Il ciclo di mosaici di San Paolo è una delle opere più importanti della pittura del primo Duecento a Roma. Alla sua esecuzione parteciparono botteghe di mosaicisti veneziani, che in precedenza avevano lavorato a San Marco a Venezia. Nello stesso periodo a Roma si trovavano anche mosaicisti provenienti dalla Sicilia, che vi avevano portato a termine la decorazione del duomo di Monreale. Intorno all’anno 1200, durante il pontificato di Innocenzo III (22-2-1198 – 16-7-1216), i maestri siciliani vennero ingaggiati per restaurare i mosaici della vecchia basilica di San Pietro. Non c’è dubbio che con il passar del tempo essi lavorassero anche all’esecuzione della composizione sulla facciata della basilica, la cui decorazione venne intrapresa per iniziativa di papa Gregorio IX.

Provenienza: Dall’inizio del XVII secolo fino al 1638 si trovava nella collezione del cardinal Benedetto Giustiniani, poi del marchese Vincenzo Giustiniani a Roma; fino alla metà del XIX secolo restò probabilmente di proprietà della famiglia Giustiniani, da cui passò all’antiquario Bonicho a Roma; questi lo cedette nel 1863 a P.I. Sevast’janov; dono di Sevast’janov (Mosca) al Museo Rumjancev (inv. MPRM n. 305); nel 1924 passò al Museo Storico; dal 1932 si trova al Museo Puškin.

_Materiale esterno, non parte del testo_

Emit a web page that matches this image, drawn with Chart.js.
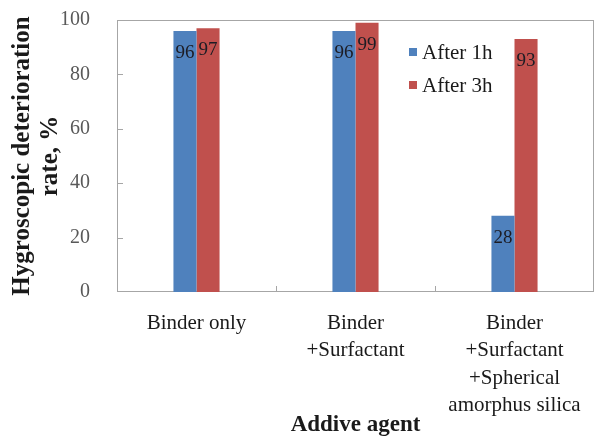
<!DOCTYPE html>
<html>
<head>
<meta charset="utf-8">
<script src="https://cdn.jsdelivr.net/npm/chart.js@4"></script>
<style>
  html, body { margin: 0; padding: 0; background: #fff; }
  #wrap { width: 595px; height: 439px; }
</style>
</head>
<body>
<div id="wrap"><canvas id="chart1" width="595" height="439"></canvas></div>
<script>
var categories = [
    ['Binder only'],
    ['Binder', '+Surfactant'],
    ['Binder', '+Surfactant', '+Spherical', 'amorphus silica']
];
var after1h = [96, 96, 28];
var after3h = [97, 99, 93];
var seriesNames = ['After 1h', 'After 3h'];
var yTicks = [0, 20, 40, 60, 80, 100];

var serif = "'Liberation Serif', 'Times New Roman', serif";

// frame around plot area + inside tick marks (Excel style)
var frame = {
    id: 'frame',
    beforeDatasetsDraw: function (chart) {
        var ctx = chart.ctx, a = chart.chartArea;
        var x = chart.scales.x, y = chart.scales.y;
        ctx.save();
        ctx.strokeStyle = '#a6a6a6';
        ctx.lineWidth = 1;
        ctx.strokeRect(a.left + 0.5, a.top + 0.5, a.right - a.left - 1, a.bottom - a.top - 1);
        ctx.beginPath();
        yTicks.forEach(function (v) {
            if (v === 0 || v === 100) return;
            var py = Math.round(y.getPixelForValue(v)) + 0.5;
            ctx.moveTo(a.left, py);
            ctx.lineTo(a.left + 6, py);
        });
        for (var i = 0; i < categories.length - 1; i++) {
            var px = Math.round((x.getPixelForValue(i) + x.getPixelForValue(i + 1)) / 2) + 0.5;
            ctx.moveTo(px, a.bottom);
            ctx.lineTo(px, a.bottom - 6);
        }
        ctx.stroke();
        ctx.restore();
    }
};

// value labels inside the bar tops
var valueLabels = {
    id: 'valueLabels',
    afterDatasetsDraw: function (chart) {
        var ctx = chart.ctx;
        ctx.save();
        ctx.font = '19px ' + serif;
        ctx.fillStyle = '#1c1c24';
        ctx.textAlign = 'center';
        ctx.textBaseline = 'middle';
        chart.data.datasets.forEach(function (ds, di) {
            chart.getDatasetMeta(di).data.forEach(function (bar, i) {
                ctx.fillText(ds.data[i], bar.x, bar.y + 22);
            });
        });
        ctx.restore();
    }
};

// legend drawn inside the plot area
var innerLegend = {
    id: 'innerLegend',
    afterDraw: function (chart) {
        var ctx = chart.ctx, a = chart.chartArea;
        var lx = a.left + 292, ly = a.top + 32;
        ctx.save();
        ctx.font = '21px ' + serif;
        ctx.textBaseline = 'middle';
        chart.data.datasets.forEach(function (ds, i) {
            var yy = ly + i * 33;
            ctx.fillStyle = ds.backgroundColor;
            ctx.fillRect(lx, yy - 4, 8, 8);
            ctx.fillStyle = '#1a1a1a';
            ctx.fillText(ds.label, lx + 13, yy + 1);
        });
        ctx.restore();
    }
};

var ctx1 = document.getElementById('chart1').getContext('2d');
var myChart = new Chart(ctx1, {
    type: 'bar',
    data: {
        labels: categories,
        datasets: [{
            label: seriesNames[0],
            data: after1h,
            backgroundColor: '#4f81bd',
            categoryPercentage: 0.29,
            barPercentage: 1
        }, {
            label: seriesNames[1],
            data: after3h,
            backgroundColor: '#c0504d',
            categoryPercentage: 0.29,
            barPercentage: 1
        }]
    },
    options: {
        responsive: false,
        animation: false,
        layout: { padding: { top: 20, right: 1, left: 0, bottom: 0 } },
        plugins: {
            legend: { display: false },
            tooltip: { enabled: false }
        },
        scales: {
            x: {
                grid: { display: false },
                border: { display: false },
                ticks: {
                    color: '#1a1a1a',
                    font: { family: serif, size: 21, lineHeight: 1.3 },
                    padding: 10,
                    maxRotation: 0,
                    autoSkip: false
                },
                title: {
                    display: true,
                    text: 'Addive agent',
                    color: '#1a1a1a',
                    font: { family: serif, size: 23, weight: 'bold', lineHeight: 1.2 },
                    padding: { top: 0, bottom: 0 }
                },
                afterFit: function (s) {
                    s.height = 147;
                    s.paddingLeft = 0;
                    s.paddingRight = 0;
                }
            },
            y: {
                min: 0,
                max: 100,
                grid: { display: false },
                border: { display: false },
                ticks: {
                    stepSize: 20,
                    color: '#595959',
                    font: { family: serif, size: 20 },
                    padding: 19
                },
                title: {
                    display: true,
                    text: ['Hygroscopic deterioration', 'rate, %'],
                    color: '#1a1a1a',
                    font: { family: serif, size: 25, weight: 'bold', lineHeight: 1.12 },
                    padding: { top: 9, bottom: 0 }
                },
                afterFit: function (s) {
                    s.width = 117;
                    s.paddingTop = 0;
                    s.paddingBottom = 0;
                }
            }
        }
    },
    plugins: [frame, valueLabels, innerLegend]
});
</script>
</body>
</html>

Materiali d’archivio: Archivio Sevast’janov 1863, f. 9, 36-37 (frammento di composizione della Natività, X-XI secolo).

Mostre: 1975 Mosca-Leningrado, Cat. 1977, III, n. 888, ill. (Italia, XIII secolo; le notizie sulla provenienza dell’opera sono imprecisate).

Bibliografia: Relazione del Museo Rumjnacev 1864, pp. 101-102 (qui e di seguito, mosaico del X-XI secolo); Cat. Rumjancev, Sezione Antichità 1906, p. 9; Dolgov 1913, pp. 187-188; Koch 1986, pp. 47-49 (mosaico bizantino del XIII secolo); Andaloro, in Fragmenta Picta, 1989a, pp. 139-140, ill. (qui e di seguito, mosaico romano del XIII secolo); Etinhof 1991, рp. 30-33, nota 37, tav. IVc, fig. 2-3; Boskovits 1993, p. 69, n.138 (Maestro romano del XIII secolo; simile al mosaico di San Paolo fuori le Mura, attualmente in Vaticano); Danesi Squarzina 1999, pp. 1189-1190, 1193, 1196, fig. 4.